Ich lade das ZIP-File einmal hoch.
Evtl. hat jemand Lust daran weiter zu entwickeln und noch ein paar Verbesserungen zu posten.

Danke
Uwe


----------



## windl (5. Jan 2016)

Hallo NG,

eine kleine Weiterentwicklung habe ich noch eingebaut die ich Euch nicht vorenthalten wollte.
Im Falle dass nun KEIN ID2-Tag gefunden wurde, wird nun automatisch der ID1-Tag nachgelesen.
Da ich hoffe dass bei neueren MP3's doch die meisten ID2-Tags vorhanden sind, sollte dies kein größeres Zeitproblem darstellen.
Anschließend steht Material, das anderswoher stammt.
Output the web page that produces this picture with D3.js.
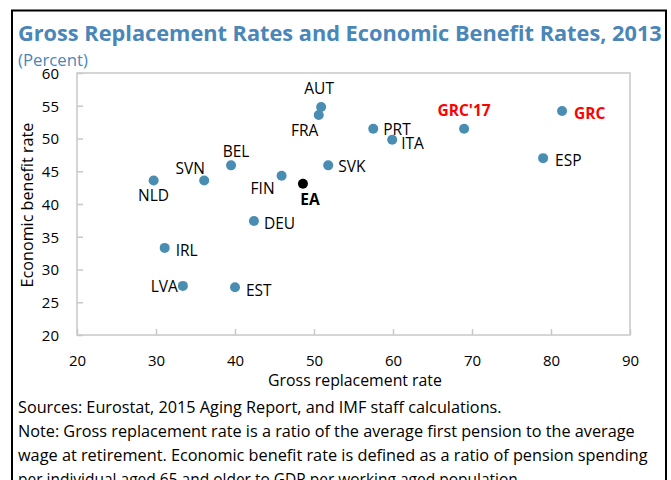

Die ID1-Tags lese ich nach, um überhaupt Informationen zu haben.

In der Klasse "Test" ist ein kurzer Aufruf der Funktion beschrieben.
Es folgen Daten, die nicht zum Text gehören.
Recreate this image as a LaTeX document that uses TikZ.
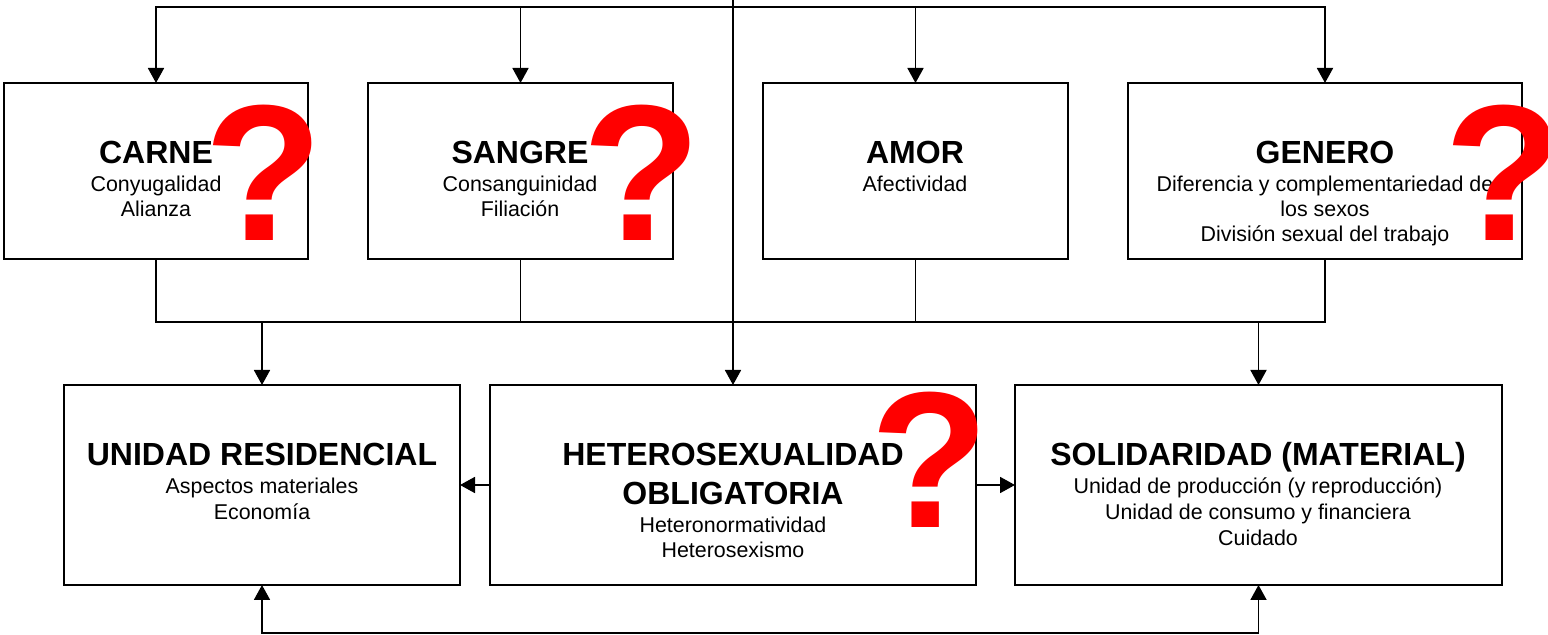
\documentclass[tikz,border=0pt]{standalone}
\usepackage{fontspec}
\setmainfont{Liberation Sans}
\usetikzlibrary{arrows.meta}
\usetikzlibrary{positioning}
\definecolor{mark-red}{HTML}{FF0000}
\tikzset{box/.style = {draw, line width=.9pt, inner sep=0pt, outer sep=0pt, anchor=north west}}
\tikzset{arr/.style = {line width=.9pt, -{Triangle[length=7.5pt, width=8pt]}}}
\tikzset{wire/.style = {line width=.9pt}}
\tikzset{qmark/.style = {text=mark-red, font=\fontsize{97}{97}\selectfont\bfseries, inner sep=0pt}}
\tikzset{heading/.style = {font=\fontsize{16}{20}\selectfont\bfseries, align=center, inner sep=0pt, anchor=base}}
\tikzset{detail/.style = {font=\fontsize{10.7}{12.5}\selectfont, align=center, inner sep=0pt}}
\tikzset{detail-wide/.style = {font=\fontsize{10.7}{13}\selectfont, align=center, inner sep=0pt}}

\begin{document}
\begin{tikzpicture}[x=.5pt, y=-.5pt]
\useasboundingbox (0,0) rectangle (1548,635);

\node[box, minimum width=152pt, minimum height=88pt] (carne) at (4,83) {};
\node[box, minimum width=152.5pt, minimum height=88pt] (sangre) at (368,83) {};
\node[box, minimum width=152.5pt, minimum height=88pt] (amor) at (763,83) {};
\node[box, minimum width=197pt, minimum height=88pt] (genero) at (1128,83) {};
\node[box, minimum width=198pt, minimum height=100pt] (unidad) at (64,385) {};
\node[box, minimum width=243pt, minimum height=100pt] (hetero) at (490,385) {};
\node[box, minimum width=243.5pt, minimum height=100pt] (solidaridad) at (1015,385) {};

% texts sit on the boxes
\node[heading] (carne-h) at (156,164) {CARNE};
\node[detail, below=5.7pt of carne-h.base] (carne-d) {Conyugalidad\\Alianza};
\node[heading] (sangre-h) at (520,164) {SANGRE};
\node[detail, below=5.7pt of sangre-h.base] (sangre-d) {Consanguinidad\\Filiación};
\node[heading] (amor-h) at (915,164) {AMOR};
\node[detail, below=5.7pt of amor-h.base] (amor-d) {Afectividad};
\node[heading] (genero-h) at (1325,164) {GENERO};
\node[detail, below=5.7pt of genero-h.base] (genero-d) {Diferencia y complementariedad de\\los sexos\\División sexual del trabajo};
\node[heading] (unidad-h) at (262,466) {UNIDAD RESIDENCIAL};
\node[detail-wide, below=5.7pt of unidad-h.base] (unidad-d) {Aspectos materiales\\Economía};
\node[heading] (hetero-h) at (733,466) {HETEROSEXUALIDAD};
\node[heading] (hetero-i) at (733,505) {OBLIGATORIA};
\node[detail, below=5.7pt of hetero-i.base] (hetero-d) {Heteronormatividad\\Heterosexismo};
\node[heading] (solidaridad-h) at (1258,466) {SOLIDARIDAD (MATERIAL)};
\node[detail-wide, below=5.7pt of solidaridad-h.base] (solidaridad-d) {Unidad de producción (y reproducción)\\Unidad de consumo y financiera\\Cuidado};

\node[qmark] (m1) at (264,173) {?};
\node[qmark] (m2) at (642,173) {?};
\node[qmark] (m3) at (1504,173) {?};
\node[qmark] (m4) at (930,460) {?};

\coordinate (origin) at (733,0);
\coordinate (top) at (733,7);
\coordinate (low) at (733,322);
\coordinate (under) at (760,633);
\coordinate (side) at (733,485);

\draw[wire] (carne.south) |- (low);
\draw[wire] (sangre.south) |- (low);
\draw[wire] (amor.south) |- (low);
\draw[wire] (genero.south) |- (low);
\draw[arr] (origin) -- (hetero.north);
\draw[arr] (top) -| (carne.north);
\draw[arr] (top) -| (sangre.north);
\draw[arr] (top) -| (amor.north);
\draw[arr] (top) -| (genero.north);
\draw[arr] (low -| unidad.north) -- (unidad.north);
\draw[arr] (low -| solidaridad.north) -- (solidaridad.north);
\draw[arr] (side -| hetero.west) -- (side -| unidad.east);
\draw[arr] (side -| hetero.east) -- (side -| solidaridad.west);
\draw[arr] (under) -| (unidad.south);
\draw[arr] (under) -| (solidaridad.south);

\end{tikzpicture}
\end{document}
Würde mich freuen, wenn jemand noch gute Ideen hat und das Package weiter entwickelt.

Gruß
Uwe


----------



## VirtualIndex (5. Jan 2016)

Möglicherweise kannst du das ja, falls es keine Lizenzprobleme gibt, auf Github hochladen und dort einrichten. Vielleicht braucht es ja jemand oder es möchte jemand Änderungen/Verbesserungen beitragen.

Wofür steht die Anrede NG? Ich bin überfragt.


----------



## kneitzel (6. Jan 2016)

Also meine Vermutung ist, dass NG noch vom Usenet stammt und für NewsGroup steht. Das war zumindest mein Verständnis - aber ich bin vielleicht auch einfach nur ein Dinosaurier aus den Urzeiten und die Abkürzungen der Jugend versuche ich eigentlich nicht mehr zu verstehen.

Falls ich halbwegs richtig liegen sollte und da dies ja ein Forum und keine Newsgroup ist könnte dies unnötige Diskussionen hervorrufen... Daher wird er bestimmt unsere Nette Gemeinschaft (= NG) ansprechen wollen.

Konrad


----------



## windl (12. Jan 2016)

Da ich leider auch ein Dino bin steht NG in der Tat für NewsGroup allerdings gefällt mir die Begründung von Konrad mit "Nette Gemeinschft" viel besser. 
Ich werde meine Anrede in Zukunft ändern.

Danke Dino
Uwe


----------